«So eine dramatische Lebensumstellung ist schwer zu bewältigen»
Herr Knecht, was geht Ihnen durch den Kopf angesichts der Meldung aus Rapperswil-jona?
Solche Filizid-suizide, also Kindstötungen mit anschliessender Selbsttötung, werden meist von Männern begangen. Als Faustregel gilt: Je älter das Kind, desto eher war es der Vater. Auf zwei Motive treffen wir dabei am häufigsten: ein
Rachemotiv oder das Gnademotiv. Das Rachemotiv ist statistisch wahrscheinlicher.
Was will ein Täter denn rächen? Ein Filizid-suizid ist ein äusserst destruktiver Akt. Der Täter zeigt, dass seine Familie unter diesen Umständen nicht mehr leben soll – oder dass sie es in Anbetracht massiver Konflikte in oder mit der
Familie nicht mehr verdient haben, am Leben zu sein.
Wie können die Mutter und die Tochter nun weiterleben?
Dies wird eine enorme Herausforderung: Eine derart dramatische Lebensumstellung ist als solche schon schwer zu bewältigen.
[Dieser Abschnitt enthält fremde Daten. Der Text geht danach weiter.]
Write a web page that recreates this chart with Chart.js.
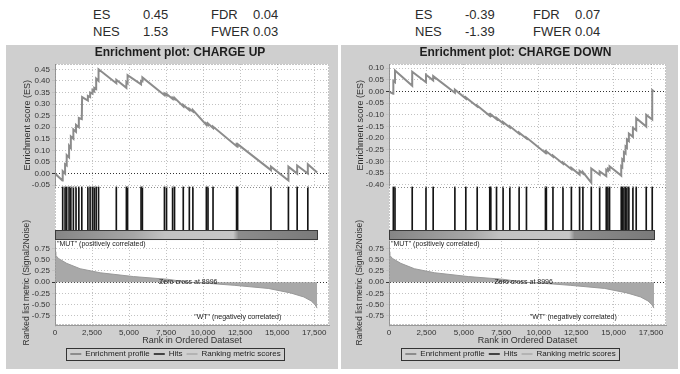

Trauer um das verlorene Familienmitglied und Hassgefühle gegen den Täter kommen hinzu. In einigen Fällen spricht man sogar von Überlebensschuld; dies ist ein quälendes Gefühl von Ungerechtigkeit, weil man im Gegensatz zu den Opfern davongekommen ist. Thomas Knecht ist leitender Arzt der Forensischen Psychiatrie am Psychiatrischen Zentrum Appenzell Ausserrhoden.